I have previously written about the economics of the restaurant trade. Having done that, I need to identify some characteristics of restaurants that can lead to a bad experience while eating out. Visiting a restaurant is all about the total experience, and not merely the quality of the food. Poor experiences lead to poor trade and eventually to a failed restaurant. Red flags, listed below, may give warning that the experience is likely to be unsatisfactory.
- Have you booked? The typical scenario is a cavernous room, complete with an immaculately dressed host/hostess at the front desk. When you say you haven’t, you are promptly despatched to a dark recess at the back of the restaurant, often quite close to the toilets. When you leave two hours later, no one else has arrived yet to take up their “reservations.”
- The menu is incomprehensible. You may be handed a menu in which you cannot understand the names of the dishes, leave alone pronounce the individual words. You either need a Google translator or to have someone knowledgeable at your side. Otherwise, just go somewhere where the menu is in plain English.
- The menu is inflexible. If you ask the waiter for an ingredient in your dish to be removed from, or swapped with a similarly priced alternative, you are told that “it is not possible.” This might mean that the dishes are either mass produced and bought in, or the chef is an amateur and you are moving away from his or her zone of comfort.
- The plates are not merely “small,” but very small. You have racked up a large bill after ten small plates but still remain hungry. The restaurateur is using demand and supply economics in the hope that you will order another ten plates before leaving. Beware in particular of over-priced “tapas”-style offerings.
- Even worse, you do not get any plates at all. The food is served on chunky slabs of wood that are far too small for the purpose. Half your meal ends up on the table as you make clumsy attempts to retrieve it off the substitute for a plate. Even worse, the meal arrives in a tiny metal cage or piled up in a mini bucket.
- Hidden extras. You have enjoyed the liberal supply of bread and olives on the table, and are even provided with seconds, unaware that an undeclared cover charge will be surreptitiously added to the bill.
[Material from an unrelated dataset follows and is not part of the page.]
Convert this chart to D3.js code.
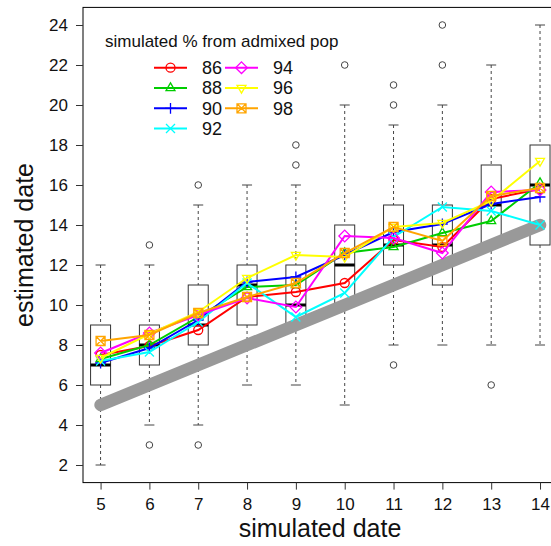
<!DOCTYPE html>
<html>
<head>
<meta charset="utf-8">
<script src="https://cdn.jsdelivr.net/npm/d3@7"></script>
<style>
  html, body { margin: 0; padding: 0; background: #fff; }
  svg { display: block; font-family: "Liberation Sans", Arial, Helvetica, sans-serif; }
</style>
</head>
<body>
<svg id="chart" width="551" height="546"></svg>
<script>
// Simulated admixture dates (generations)
const dates = [5, 6, 7, 8, 9, 10, 11, 12, 13, 14];

// Box-plot summaries of estimated dates per simulated date
const boxLow     = [2, 4, 4, 6, 6, 5, 8, 8, 8, 8];
const boxQ1      = [6, 7, 8, 9, 9, 10, 12, 11, 13, 13];
const boxMedian  = [7, 8, 9, 11, 10, 12, 13, 13, 15, 16];
const boxQ3      = [9, 9, 11, 12, 12, 14, 15, 15, 17, 18];
const boxHigh    = [12, 12, 15, 16, 16, 20, 19, 20, 22, 24];
const outliers   = [[], [13, 3], [16, 3], [], [17, 18], [22], [20, 21, 7], [22, 24], [6], []];

// Mean estimates for each simulated admixture percentage
const pctLabels = ["86", "88", "90", "92", "94", "96", "98"];
const pctColors = ["#FF0000", "#00CD00", "#0000FF", "#00FFFF", "#FF00FF", "#FFFF00", "#FFA500"];
const pctShapes = ["circle", "triUp", "plus", "cross", "diamond", "triDown", "squareX"];
const est86 = [7.5, 7.95, 8.75, 10.4, 10.65, 11.1, 13.25, 12.9, 15.3, 15.8];
const est88 = [7.3, 8.0, 9.4, 10.9, 11.0, 12.6, 12.9, 13.6, 14.2, 16.1];
const est90 = [7.1, 7.85, 9.25, 11.15, 11.4, 12.5, 13.65, 14.05, 15.05, 15.4];
const est92 = [7.2, 7.65, 9.15, 11.1, 9.4, 10.6, 13.4, 14.9, 14.7, 14.0];
const est94 = [7.6, 8.6, 9.5, 10.35, 9.9, 13.45, 13.35, 12.6, 15.65, 15.75];
const est96 = [7.35, 8.55, 9.65, 11.35, 12.5, 12.4, 13.9, 14.1, 15.2, 17.2];
const est98 = [8.2, 8.5, 9.6, 10.4, 11.1, 12.6, 13.9, 13.2, 15.45, 15.85];
const estimates = [est86, est88, est90, est92, est94, est96, est98];

const yTicks = [2, 4, 6, 8, 10, 12, 14, 16, 18, 20, 22, 24];

const svg = d3.select("#chart");
const x = d3.scaleLinear().domain([4.64, 14.36]).range([83, 557.6]);
const y = d3.scaleLinear().domain([1.12, 24.88]).range([482.6, 7.4]);

const boxHalf = 10;      // half box width in px
const capHalf = 5;

// symbol path for a marker of half-size s
function markerPath(shape, s) {
  switch (shape) {
    case "circle":
      return `M${s},0A${s},${s} 0 1,1 ${-s},0A${s},${s} 0 1,1 ${s},0Z`;
    case "triUp":
      return `M0,${-s * 1.15}L${s},${s * 0.6}L${-s},${s * 0.6}Z`;
    case "triDown":
      return `M0,${s * 1.15}L${s},${-s * 0.6}L${-s},${-s * 0.6}Z`;
    case "plus":
      return `M${-s * 1.2},0H${s * 1.2}M0,${-s * 1.2}V${s * 1.2}`;
    case "cross":
      return `M${-s},${-s}L${s},${s}M${-s},${s}L${s},${-s}`;
    case "diamond":
      return `M0,${-s * 1.3}L${s * 1.3},0L0,${s * 1.3}L${-s * 1.3},0Z`;
    case "squareX":
      return `M${-s},${-s}H${s}V${s}H${-s}ZM${-s},${-s}L${s},${s}M${-s},${s}L${s},${-s}`;
  }
}

// Box plots
const boxes = svg.append("g").attr("class", "boxes");
dates.forEach((d, i) => {
  const cx = x(d);
  const g = boxes.append("g");
  // whiskers
  g.append("line").attr("x1", cx).attr("x2", cx).attr("y1", y(boxHigh[i])).attr("y2", y(boxQ3[i]))
    .attr("stroke", "#444").attr("stroke-width", 1).attr("stroke-dasharray", "3,3");
  g.append("line").attr("x1", cx).attr("x2", cx).attr("y1", y(boxQ1[i])).attr("y2", y(boxLow[i]))
    .attr("stroke", "#444").attr("stroke-width", 1).attr("stroke-dasharray", "3,3");
  // caps
  [boxHigh[i], boxLow[i]].forEach(v => {
    g.append("line").attr("x1", cx - capHalf).attr("x2", cx + capHalf).attr("y1", y(v)).attr("y2", y(v))
      .attr("stroke", "#444").attr("stroke-width", 1);
  });
  // box
  g.append("rect").attr("x", cx - boxHalf).attr("width", boxHalf * 2)
    .attr("y", y(boxQ3[i])).attr("height", y(boxQ1[i]) - y(boxQ3[i]))
    .attr("fill", "none").attr("stroke", "#333").attr("stroke-width", 1);
  // median
  g.append("line").attr("x1", cx - boxHalf).attr("x2", cx + boxHalf)
    .attr("y1", y(boxMedian[i])).attr("y2", y(boxMedian[i]))
    .attr("stroke", "#000").attr("stroke-width", 3);
  // outliers
  outliers[i].forEach(v => {
    g.append("circle").attr("cx", cx).attr("cy", y(v)).attr("r", 3.3)
      .attr("fill", "none").attr("stroke", "#444").attr("stroke-width", 1);
  });
});

// Identity line: estimated = simulated
svg.append("line")
  .attr("x1", x(dates[0])).attr("y1", y(dates[0]))
  .attr("x2", x(dates[dates.length - 1])).attr("y2", y(dates[dates.length - 1]))
  .attr("stroke", "#999").attr("stroke-width", 12.5).attr("stroke-linecap", "round");

// Estimate series
const line = d3.line().x((v, i) => x(dates[i])).y(v => y(v));
estimates.forEach((vals, k) => {
  const g = svg.append("g");
  g.append("path").attr("d", line(vals)).attr("fill", "none")
    .attr("stroke", pctColors[k]).attr("stroke-width", 2);
  vals.forEach((v, i) => {
    g.append("path").attr("d", markerPath(pctShapes[k], 4.5))
      .attr("transform", `translate(${x(dates[i])},${y(v)})`)
      .attr("fill", "none").attr("stroke", pctColors[k]).attr("stroke-width", 1.3);
  });
});

// Frame
svg.append("rect").attr("x", 83).attr("y", 7.4).attr("width", 557.6 - 83).attr("height", 482.6 - 7.4)
  .attr("fill", "none").attr("stroke", "#000").attr("stroke-width", 1);

// Axes
const xAxis = svg.append("g").attr("transform", "translate(0,482.6)")
  .call(d3.axisBottom(x).tickValues(dates).tickSize(7).tickPadding(8).tickFormat(d3.format("d")));
const yAxis = svg.append("g").attr("transform", "translate(83,0)")
  .call(d3.axisLeft(y).tickValues(yTicks).tickSize(7).tickPadding(8).tickFormat(d3.format("d")));
[xAxis, yAxis].forEach(a => {
  a.select(".domain").remove();
  a.selectAll(".tick line").attr("stroke", "#333");
  a.selectAll(".tick text").attr("font-size", 17).attr("fill", "#111")
    .attr("font-family", "'Liberation Sans', Arial, sans-serif");
});

// Axis titles
svg.append("text").attr("x", 320).attr("y", 537).attr("text-anchor", "middle")
  .attr("font-size", 25).attr("fill", "#111").text("simulated date");
svg.append("text").attr("transform", "translate(33,245) rotate(-90)").attr("text-anchor", "middle")
  .attr("font-size", 25).attr("fill", "#111").text("estimated date");

// Legend
const legend = svg.append("g");
legend.append("text").attr("x", 105).attr("y", 47).attr("font-size", 17).attr("fill", "#111")
  .text("simulated % from admixed pop");
const colX = [154, 225];
const rowY = [67.7, 88, 108.3, 128.5];
pctLabels.forEach((lab, k) => {
  const c = k < 4 ? 0 : 1;
  const r = k < 4 ? k : k - 4;
  const lx = colX[c], ly = rowY[r];
  legend.append("line").attr("x1", lx).attr("x2", lx + 33).attr("y1", ly).attr("y2", ly)
    .attr("stroke", pctColors[k]).attr("stroke-width", 2);
  legend.append("path").attr("d", markerPath(pctShapes[k], 4.5))
    .attr("transform", `translate(${lx + 16.5},${ly})`)
    .attr("fill", "none").attr("stroke", pctColors[k]).attr("stroke-width", 1.3);
  legend.append("text").attr("x", lx + 48).attr("y", ly + 6.3).attr("font-size", 18)
    .attr("fill", "#111").text(lab);
});
</script>
</body>
</html>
- The service is overpowering. Every time the fluid level in your wineglass drops even slightly, someone appears from nowhere to top it up. Apart from the fact that you may have already exceeded your daily recommended units of alcohol, you feel paranoid that someone is watching your every move. Also, strangers keep asking you whether you have “enjoyed ” the meal.
- The supercilious waiter. The waiter’s body language is one of disdain, making you feel uneasy. Every request from you is met by a disapproving look, making you feel that you would rather have been somewhere else. Either order the £100 bottle of wine and raise your standing in the eyes of the waiting staff, or shut up and eat up. You have been warned.
- The greedy restaurateur. The service was lousy, but a 12.5% service charge has already been added to the bill. An additional request for a “gratuity” appears on the card machine as you are paying up.
- Poor hygiene standards. The toilets are next door to the kitchen, and the smells within are unpleasantly overpowering. The premises are generally unclean. You wonder whether the inside of the kitchen is just the same.